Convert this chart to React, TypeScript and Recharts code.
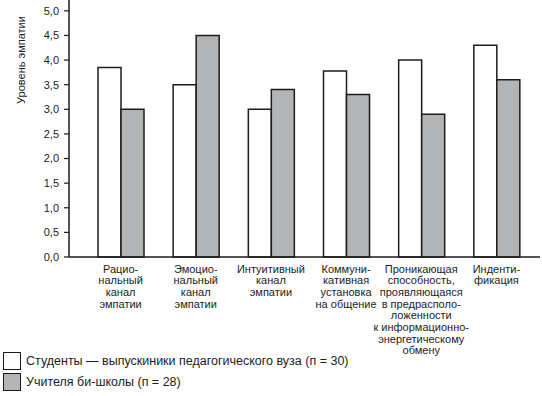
import { BarChart, Bar, XAxis, YAxis } from 'recharts';

// Категории (каналы эмпатии), переносы строк как на рисунке
const categories = [
  'Рацио-\nнальный\nканал\nэмпатии',
  'Эмоцио-\nнальный\nканал\nэмпатии',
  'Интуитивный\nканал\nэмпатии',
  'Коммуни-\nкативная\nустановка\nна общение',
  'Проникающая\nспособность,\nпроявляющаяся\nв предрасполо-\nложенности\nк информационно-\nэнергетическому\nобмену',
  'Инденти-\nфикация',
];

const students = [3.85, 3.5, 3.0, 3.78, 4.0, 4.3];
const teachers = [3.0, 4.5, 3.4, 3.3, 2.9, 3.6];

const yTicks = [0, 0.5, 1, 1.5, 2, 2.5, 3, 3.5, 4, 4.5, 5];

const seriesNames = {
  students: 'Студенты — выпускиники педагогического вуза (п = 30)',
  teachers: 'Учителя би-школы (п = 28)',
};

const INK = '#1c1c1c';
const GREY = '#b3b4b6';
const FONT = '"Liberation Sans", Arial, sans-serif';

const data = categories.map((name, i) => ({
  name,
  students: students[i],
  teachers: teachers[i],
}));

function CategoryTick({ x, y, payload }: any) {
  const lines = String(payload.value).split('\n');
  return (
    <text x={x} y={y} textAnchor="middle" fontSize={11} fill={INK} fontFamily={FONT}>
      {lines.map((line, i) => (
        <tspan key={i} x={x} dy={i === 0 ? 7.5 : 11.7}>
          {line}
        </tspan>
      ))}
    </text>
  );
}

function LegendBox() {
  const items = [
    { fill: '#ffffff', label: seriesNames.students },
    { fill: GREY, label: seriesNames.teachers },
  ];
  return (
    <div
      style={{
        position: 'absolute',
        left: 3,
        top: 350,
        fontFamily: FONT,
        fontSize: 12.5,
        color: INK,
      }}
    >
      {items.map((it) => (
        <div key={it.label} style={{ display: 'flex', alignItems: 'center', height: 21, whiteSpace: 'nowrap' }}>
          <span
            style={{
              display: 'inline-block',
              width: 16,
              height: 16,
              background: it.fill,
              border: `1.5px solid ${INK}`,
              marginRight: 5,
            }}
          />
          {it.label}
        </div>
      ))}
    </div>
  );
}

export default function App() {
  return (
    <div style={{ position: 'absolute', left: 0, top: 0, width: 542, height: 396, background: '#fff' }}>
      <BarChart
        width={542}
        height={396}
        data={data}
        margin={{ top: 0, right: 2, left: 0, bottom: 0 }}
        barGap={0}
        barSize={23}
      >
        <XAxis
          dataKey="name"
          interval={0}
          tickLine={false}
          axisLine={{ stroke: INK, strokeWidth: 1.5 }}
          tick={<CategoryTick />}
          padding={{ left: 14, right: 6 }}
          height={139}
        />
        <YAxis
          domain={[0, 5.22]}
          ticks={yTicks}
          interval={0}
          width={69}
          tickSize={5}
          tickMargin={5}
          tickFormatter={(v: number) => v.toFixed(1).replace('.', ',')}
          tick={{ fontSize: 11, fill: INK, fontFamily: FONT }}
          tickLine={{ stroke: INK, strokeWidth: 1.2 }}
          axisLine={{ stroke: INK, strokeWidth: 1.5 }}
          label={() => (
            <text
              x={22}
              y={60}
              transform="rotate(-90 22 60)"
              textAnchor="middle"
              dominantBaseline="middle"
              fontSize={11}
              fill={INK}
              fontFamily={FONT}
            >
              Уровень эмпатии
            </text>
          )}
        />
        <Bar dataKey="students" fill="#ffffff" stroke={INK} strokeWidth={1.5} isAnimationActive={false} />
        <Bar dataKey="teachers" fill={GREY} stroke={INK} strokeWidth={1.5} isAnimationActive={false} />
      </BarChart>
      <LegendBox />
    </div>
  );
}
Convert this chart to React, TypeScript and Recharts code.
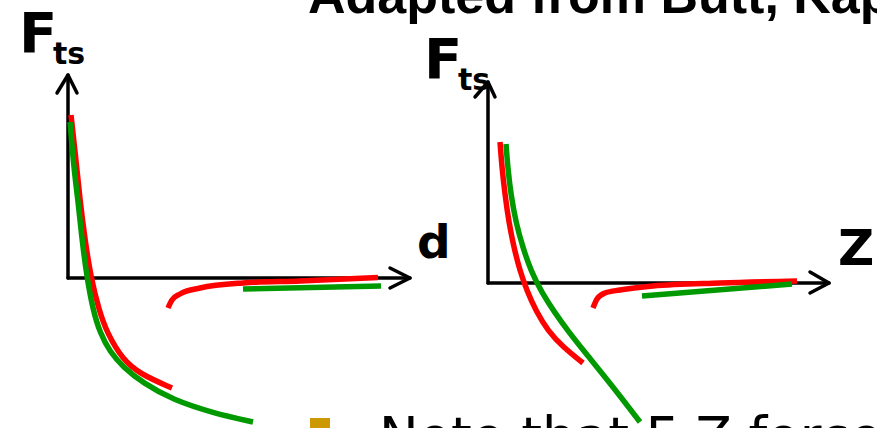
import { Line, LineChart, XAxis, YAxis } from "recharts";

type Pt = { x: number; y: number };

// left plot: F_ts vs d (origin at the axes corner, y up)
const leftRedNear: Pt[] = [
  { x: 3, y: 163 }, { x: 8, y: 118 }, { x: 12, y: 78 }, { x: 17, y: 38 },
  { x: 23, y: 0 }, { x: 31, y: -32 }, { x: 39, y: -55 }, { x: 55, y: -82 },
  { x: 72, y: -96 }, { x: 104, y: -110 },
];
const leftGreenNear: Pt[] = [
  { x: 2, y: 156 }, { x: 6, y: 108 }, { x: 10, y: 78 }, { x: 14, y: 38 },
  { x: 19, y: 0 }, { x: 25, y: -32 }, { x: 32, y: -55 }, { x: 42, y: -74 },
  { x: 55, y: -89 }, { x: 75, y: -105 }, { x: 105, y: -122 },
  { x: 145, y: -135 }, { x: 185, y: -144 },
];
const leftRedFar: Pt[] = [
  { x: 100, y: -30 }, { x: 104, y: -22 }, { x: 112, y: -16 }, { x: 132, y: -10 },
  { x: 175, y: -5 }, { x: 232, y: -3 }, { x: 310, y: 0.5 },
];
const leftGreenFar: Pt[] = [{ x: 175, y: -11 }, { x: 313, y: -8 }];
const leftYAxis: Pt[] = [{ x: 0, y: 0 }, { x: 0, y: 203 }];
const leftYArrow: Pt[] = [{ x: -11, y: 185 }, { x: 0, y: 203 }, { x: 9, y: 185 }];
const leftXAxis: Pt[] = [{ x: 0, y: 0 }, { x: 342, y: 0 }];
const leftXArrow: Pt[] = [{ x: 322, y: 10 }, { x: 342, y: 0 }, { x: 322, y: -10 }];

// right plot: F_ts vs Z
const rightRedNear: Pt[] = [
  { x: 12, y: 141 }, { x: 14, y: 115 }, { x: 17, y: 88 }, { x: 21, y: 60 },
  { x: 26, y: 35 }, { x: 32, y: 12 }, { x: 39, y: -8 }, { x: 48, y: -28 },
  { x: 60, y: -48 }, { x: 75, y: -64 }, { x: 95, y: -80 },
];
const rightGreenNear: Pt[] = [
  { x: 18, y: 139 }, { x: 20, y: 113 }, { x: 23, y: 88 }, { x: 28, y: 60 },
  { x: 35, y: 35 }, { x: 43, y: 12 }, { x: 54, y: -10 }, { x: 67, y: -30 },
  { x: 80, y: -48 }, { x: 95, y: -67 }, { x: 122, y: -100 }, { x: 152, y: -139 },
];
const rightRedFar: Pt[] = [
  { x: 105, y: -25 }, { x: 109, y: -16 }, { x: 117, y: -10 }, { x: 132, y: -7 },
  { x: 165, y: -3 }, { x: 232, y: 0 }, { x: 309, y: 2 },
];
const rightGreenFar: Pt[] = [{ x: 154, y: -13 }, { x: 304, y: -1 }];
const rightYAxis: Pt[] = [{ x: 0, y: 0 }, { x: 0, y: 201 }];
const rightYArrow: Pt[] = [{ x: -13, y: 186 }, { x: 0, y: 201 }, { x: 7, y: 186 }];
const rightXAxis: Pt[] = [{ x: 0, y: 0 }, { x: 341, y: 0 }];
const rightXArrow: Pt[] = [{ x: 322, y: 11 }, { x: 341, y: 0 }, { x: 322, y: -10 }];

const RED = "#ff0000";
const GREEN = "#009900";
const LABEL_FONT = "'DejaVu Sans', sans-serif";

type PlotProps = {
  left: number;
  width: number;
  xDomain: [number, number];
  yDomain: [number, number];
  redNear: Pt[];
  greenNear: Pt[];
  redFar: Pt[];
  greenFar: Pt[];
  axes: Pt[][];
};

function Plot(p: PlotProps) {
  return (
    <div style={{ position: "absolute", left: p.left, top: 0 }}>
      <LineChart width={p.width} height={428} margin={{ top: 0, right: 0, bottom: 0, left: 0 }}>
        <XAxis type="number" dataKey="x" domain={p.xDomain} hide allowDataOverflow />
        <YAxis type="number" dataKey="y" domain={p.yDomain} hide allowDataOverflow />
        {p.axes.map((a, i) => (
          <Line
            key={`ax-${i}`}
            data={a}
            dataKey="y"
            type="linear"
            stroke="#000"
            strokeWidth={3.5}
            strokeLinecap="round"
            strokeLinejoin="round"
            dot={false}
            activeDot={false}
            isAnimationActive={false}
          />
        ))}
        <Line data={p.redFar} dataKey="y" type="monotone" stroke={RED} strokeWidth={5.5} dot={false} activeDot={false} isAnimationActive={false} />
        <Line data={p.greenFar} dataKey="y" type="linear" stroke={GREEN} strokeWidth={5.5} dot={false} activeDot={false} isAnimationActive={false} />
        <Line data={p.redNear} dataKey="y" type="basis" stroke={RED} strokeWidth={5.5} dot={false} activeDot={false} isAnimationActive={false} />
        <Line data={p.greenNear} dataKey="y" type="basis" stroke={GREEN} strokeWidth={5.5} dot={false} activeDot={false} isAnimationActive={false} />
      </LineChart>
    </div>
  );
}

export default function App() {
  return (
    <div style={{ position: "absolute", left: 0, top: 0, width: 877, height: 428, background: "#fff", overflow: "hidden" }}>
      <Plot
        left={0}
        width={440}
        xDomain={[-68, 372]}
        yDomain={[-150, 278]}
        redNear={leftRedNear}
        greenNear={leftGreenNear}
        redFar={leftRedFar}
        greenFar={leftGreenFar}
        axes={[leftYAxis, leftYArrow, leftXAxis, leftXArrow]}
      />
      <Plot
        left={420}
        width={457}
        xDomain={[-68, 389]}
        yDomain={[-145, 283]}
        redNear={rightRedNear}
        greenNear={rightGreenNear}
        redFar={rightRedFar}
        greenFar={rightGreenFar}
        axes={[rightYAxis, rightYArrow, rightXAxis, rightXArrow]}
      />
      <svg width={877} height={428} style={{ position: "absolute", left: 0, top: 0, pointerEvents: "none" }}>
        <text x={308} y={13} fontFamily="'Liberation Sans', Arial, sans-serif" fontWeight="bold" fontSize={52} fill="#000">
          Adapted from Butt, Kap
        </text>
        <text x={19} y={52} fontFamily={LABEL_FONT} fontWeight="bold" fontSize={56} fill="#000">F</text>
        <text x={53} y={64} fontFamily={LABEL_FONT} fontWeight="bold" fontSize={30} fill="#000">ts</text>
        <text x={424} y={78} fontFamily={LABEL_FONT} fontWeight="bold" fontSize={56} fill="#000">F</text>
        <text x={458} y={90} fontFamily={LABEL_FONT} fontWeight="bold" fontSize={30} fill="#000">ts</text>
        <text x={417} y={258} fontFamily={LABEL_FONT} fontWeight="bold" fontSize={47} fill="#000">d</text>
        <text x={838} y={265} fontFamily={LABEL_FONT} fontWeight="bold" fontSize={50} fill="#000">Z</text>
        <rect x={310} y={418} width={20} height={14} fill="#cc9900" />
        <text x={379} y={455} fontFamily={LABEL_FONT} fontSize={53} fill="#000">Note that F-Z forces</text>
      </svg>
    </div>
  );
}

WHAT IS REQUIRED:
Omit the pictures, then repeat exactly each line from the beginning of the listing through the line with "Bar, XAxis, YAxis".

WRITTEN RESPONSE:
Convert this chart to React, TypeScript and Recharts code.
import { BarChart, Bar, XAxis, YAxis } from 'recharts';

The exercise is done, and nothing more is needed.